How oogenesis analysis combined with DNA barcode can help to elucidate taxonomic ambiguities: a polychaete study-based approach

Abstract

Abstract: Polychaetes are common in coastal and estuarine environments worldwide and constitute one of the most complex groups of marine invertebrates. The morpho-physiology of the female reproductive system (FRS) can be understood by using histological tools to describe reproductive cycle and gametogenesis paths and, among other purposes, aiming to identify and differentiate polychaete species. However, this histology-based approach is rarely combined with molecular tools, which is known to accurately delimitate species. In the same way, the description and understanding of oogenesis and vitellogenesis paths within polychaetes are lacking for most families, narrowing the range of its utility. Therefore, the present study aims to describe the oogenesis in three polychaete species common and abundant on the South American Atlantic coast (Laeonereis culveri, Scolelepis goodbodyi and Capitella biota) and investigate the utility of reproductive features and gametogenesis as a relevant associate knowledge to discriminate species, particularly useful for putative cryptic species, integrated with morphological and molecular data. In a first attempt, the results obtained herein allow the authors to describe two new subtypes of oogenesis, dividing it in extraovarian oogenesis type I and II and intraovarian type I and II. The results also demonstrate that the following histological characters of the FRS can be relevant for the separation of related species: a) oogenesis type, b) occurrence or absence of a true ovary, c) ovary tissue organization, d) type of accessory cells present, and e) oocyte morphology. Additionally, these histological features of FRS, when compared with correlated species studied under this scope, converge with the genetic data.

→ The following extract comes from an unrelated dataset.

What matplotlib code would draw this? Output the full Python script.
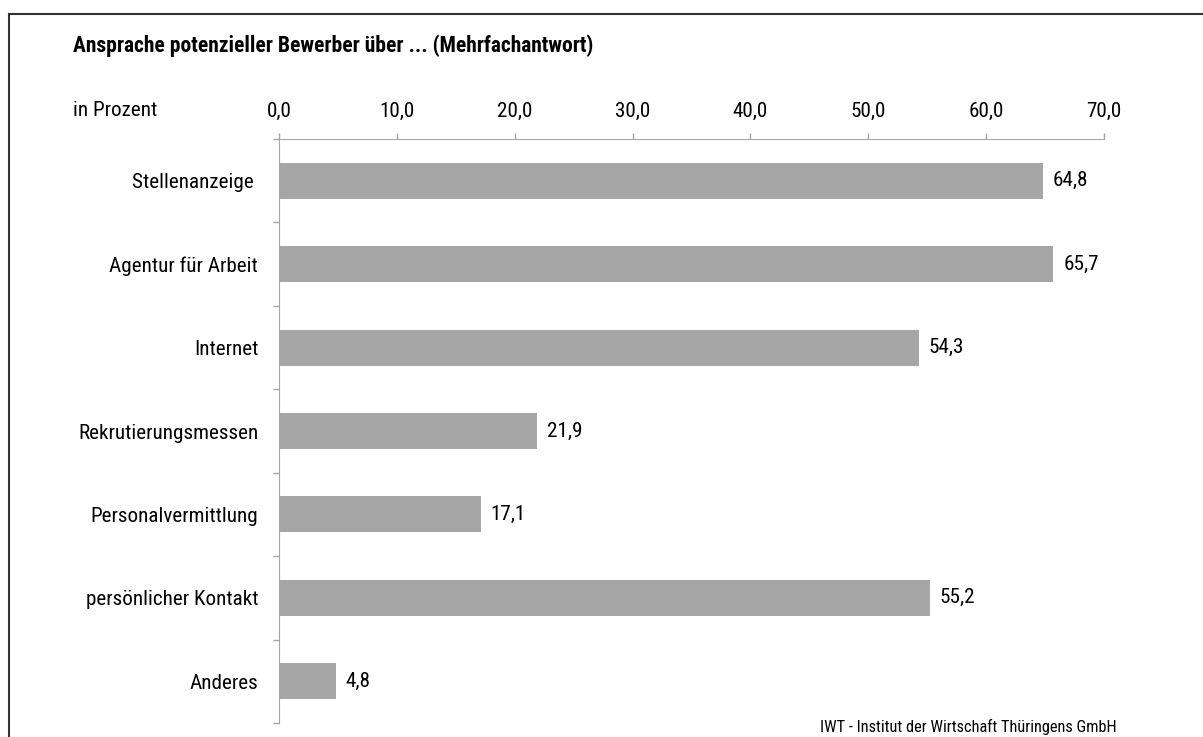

The analysis of cytochrome oxidase I (COI) barcode sequences differentiates between North and South American Atlantic populations of L. culveri (16.78% genetic distance), while in S. goodbodyi and C. biota it discriminates them from their congeneric species. These results highlight the importance of multi-tool approach and shows that both FRS histology and histo-physiology, and DNA barcoding can be used to identify and discriminate cryptic species, which is usually not possible when using morphological characters. Besides, these characters may also be useful in differentiating related species, and/or geographically distinct populations among polychaetes.